6 corn ears cooked in 2 1/4 cups water
3 Tbsp butter
7 oz feta, crumbled
½ tsp salt
Freshly ground black pepper

For the eggplant sauce

2/3 cup vegetable oil
1 medium eggplant diced
2 tsp tomato paste
1/4 cup white wine
1 cup chopped peeled tomatoes (fresh or canned)
6 Tbsp water
½ tsp salt
½ tsp sugar
1 tbsp chopped oregano, plus whole leaves to garnish

First make the sauce. Heat the oil in a large pan, then fry the eggplant on medium heat for 15 minutes, until nicely browned. Drain and discard as much oil as you can. Stir in the tomato paste, and cook for two minutes on medium heat. Add the wine and cook for another minute. Add the tomatoes, water, salt, sugar and oregano, and cook for five minutes, to get a deep flavoured sauce. Set aside.

To make the polenta, chop the very top and bottom off every corn ear. Stand the ear on its base, and use a sharp knife to shave off the kernels. Place the kernels in a medium-sized saucepan and pour in the water, to cover. Add half the butter and cook on a low simmer for 12 minutes.
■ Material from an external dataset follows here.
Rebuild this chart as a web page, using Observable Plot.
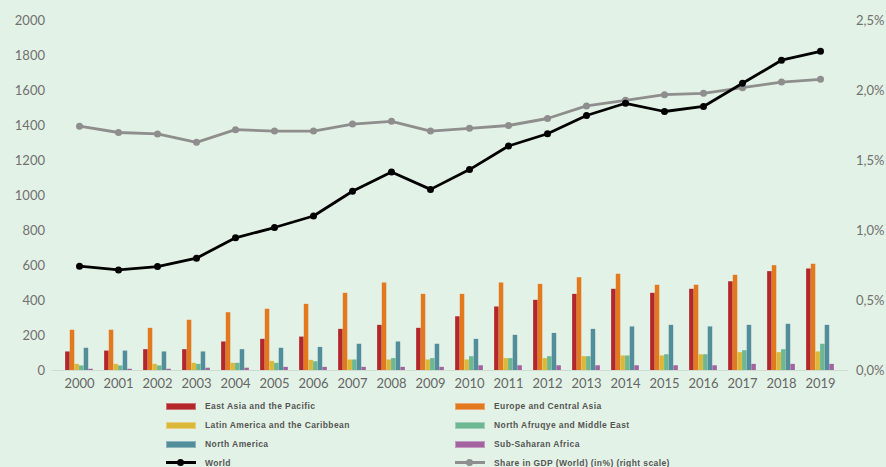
<!DOCTYPE html>
<html>
<head>
<meta charset="utf-8">
<script src="https://cdn.jsdelivr.net/npm/d3@7"></script>
<script src="https://cdn.jsdelivr.net/npm/@observablehq/plot@0.6"></script>
<style>
  html, body { margin: 0; padding: 0; background: #e3f2e6; }
  #wrap { width: 886px; height: 467px; position: relative; overflow: hidden; }
  #legend { position: relative; height: 72px; font-family: "Liberation Sans", Arial, sans-serif; font-size: 8.5px; font-weight: bold; color: #555; letter-spacing: 0.4px; }
  .item { position: absolute; display: flex; align-items: center; height: 19px; }
  .sw { width: 30px; height: 7px; margin-right: 9px; box-sizing: border-box; }
  .ln { width: 30px; height: 9px; margin-right: 9px; position: relative; }
  .ln .bar { position: absolute; left: 0; right: 0; top: 3px; height: 3px; }
  .ln .pt { position: absolute; left: 11px; top: 1px; width: 7px; height: 7px; border-radius: 50%; }
</style>
</head>
<body>
<div id="wrap">
  <div id="chart"></div>
  <div id="legend"></div>
</div>
<script>
const years = ["2000","2001","2002","2003","2004","2005","2006","2007","2008","2009","2010","2011","2012","2013","2014","2015","2016","2017","2018","2019"];
const seriesNames = ["East Asia and the Pacific","Europe and Central Asia","Latin America and the Caribbean","North Afruqye and Middle East","North America","Sub-Saharan Africa"];
const seriesColors = ["#b3272a","#e2791f","#dbb83a","#6db893","#528d9b","#a2639f"];
const eastAsia = [106,111,119,119,163,178,191,235,258,241,307,363,401,435,464,441,464,507,565,580];
const europe   = [230,230,241,287,330,350,378,441,500,435,435,500,492,530,550,487,487,544,599,607];
const latam    = [35,35,35,41,41,52,58,60,60,60,60,68,68,79,83,83,90,102,102,106];
const mena     = [26,26,26,35,41,41,50,60,68,68,79,68,79,79,83,90,90,113,119,150];
const northAm  = [127,111,106,106,119,127,132,150,163,150,178,201,212,235,249,258,249,258,264,258];
const ssa      = [7,7,7,13,13,18,18,18,18,18,27,27,27,27,27,27,27,35,35,35];
const world    = [596,575,594,642,758,817,883,1024,1134,1035,1148,1283,1353,1457,1527,1480,1509,1641,1773,1824];
const share    = [1.745,1.70,1.69,1.63,1.72,1.71,1.71,1.76,1.78,1.71,1.73,1.75,1.80,1.89,1.93,1.97,1.98,2.02,2.06,2.08];
const leftTicks = [0,200,400,600,800,1000,1200,1400,1600,1800,2000];
const rightTicks = [0,0.5,1,1.5,2,2.5];
const worldLabel = "World";
const shareLabel = "Share in GDP (World) (in%) (right scale)";

const W = 886, H = 395, ML = 51.5, MR = 38.5, PAD = 0.29;
const leftMax = 2000, rightMax = 2.5, k = leftMax / rightMax;
const step = (W - ML - MR) / (years.length - PAD + 2 * PAD);
const bw = step * (1 - PAD);
const n = seriesNames.length;
const w = bw / n;

const seriesValues = [eastAsia, europe, latam, mena, northAm, ssa];
const barMarks = seriesValues.map((vals, i) =>
  Plot.barY(years.map((y, j) => ({year: y, value: vals[j]})), {
    x: "year", y: "value", fill: seriesColors[i],
    insetLeft: i * w + 0.15, insetRight: (n - 1 - i) * w + 0.15
  })
);
const lineData = years.map((y, j) => ({year: y, world: world[j], share: share[j] * k}));

const chart = Plot.plot({
  width: W, height: H,
  marginLeft: ML, marginRight: MR, marginTop: 20, marginBottom: 25,
  style: {background: "transparent", fontFamily: "Lato, 'DejaVu Sans', sans-serif", fontSize: "13px", color: "#707070"},
  x: {type: "band", domain: years, padding: PAD, label: null},
  y: {domain: [0, leftMax], label: null},
  marks: [
    Plot.ruleY([0], {stroke: "#cddccf", strokeWidth: 1}),
    ...barMarks,
    Plot.line(lineData, {x: "year", y: "share", stroke: "#8e8e8e", strokeWidth: 2.8}),
    Plot.dot(lineData, {x: "year", y: "share", fill: "#8e8e8e", r: 3.5}),
    Plot.line(lineData, {x: "year", y: "world", stroke: "#000", strokeWidth: 2.8}),
    Plot.dot(lineData, {x: "year", y: "world", fill: "#000", r: 3.5}),
    Plot.axisX({tickSize: 0, tickPadding: 8, label: null, fill: "#666"}),
    Plot.axisY({anchor: "left", ticks: leftTicks, tickFormat: d => String(d), tickSize: 0, tickPadding: 7, label: null, fill: "#707070"}),
    Plot.axisY({anchor: "right", ticks: rightTicks.map(t => t * k), tickFormat: d => (d / k).toFixed(1).replace(".", ",") + "%", tickSize: 0, tickPadding: 8, label: null, fill: "#707070"})
  ]
});
document.getElementById("chart").appendChild(chart);

const legend = document.getElementById("legend");
const cols = [166, 455];
const rowTop = [1.5, 20.5, 39.5, 58];
const items = seriesNames.map((s, i) => ({label: s, color: seriesColors[i], type: "bar"}))
  .concat([{label: worldLabel, color: "#000", type: "line"}, {label: shareLabel, color: "#8e8e8e", type: "line"}]);
items.forEach((it, i) => {
  const d = document.createElement("div");
  d.className = "item";
  d.style.left = cols[i % 2] + "px";
  d.style.top = rowTop[Math.floor(i / 2)] + "px";
  if (it.type === "bar") {
    const s = document.createElement("div");
    s.className = "sw";
    s.style.background = it.color;
    s.style.border = "1px solid rgba(255,255,255,0.35)";
    d.appendChild(s);
  } else {
    const s = document.createElement("div");
    s.className = "ln";
    const b = document.createElement("div"); b.className = "bar"; b.style.background = it.color;
    const p = document.createElement("div"); p.className = "pt"; p.style.background = it.color;
    s.appendChild(b); s.appendChild(p);
    d.appendChild(s);
  }
  const t = document.createElement("span");
  t.textContent = it.label;
  d.appendChild(t);
  legend.appendChild(d);
});
</script>
</body>
</html>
Lift out the kernels with a slotted spoon, and transfer to a food processor. Process for quite a few minutes, to break as much of the kernel case as possible. If the mixture is too dry to process, add a little of the cooking water.

Return the corn paste to the water pan and, over low heat and stirring all the while, cook again for about 10-15 minutes, or until the mixture thickens to the consistency of mashed potato. Now fold in the remaining butter, feta, salt and pepper, and cook for two minutes longer. Taste and add more salt if needed.

Divide the polenta into shallow bowls and spoon some warm sauce in the centre. Garnish the eggplant sauce with picked oregano leaves and serve hot.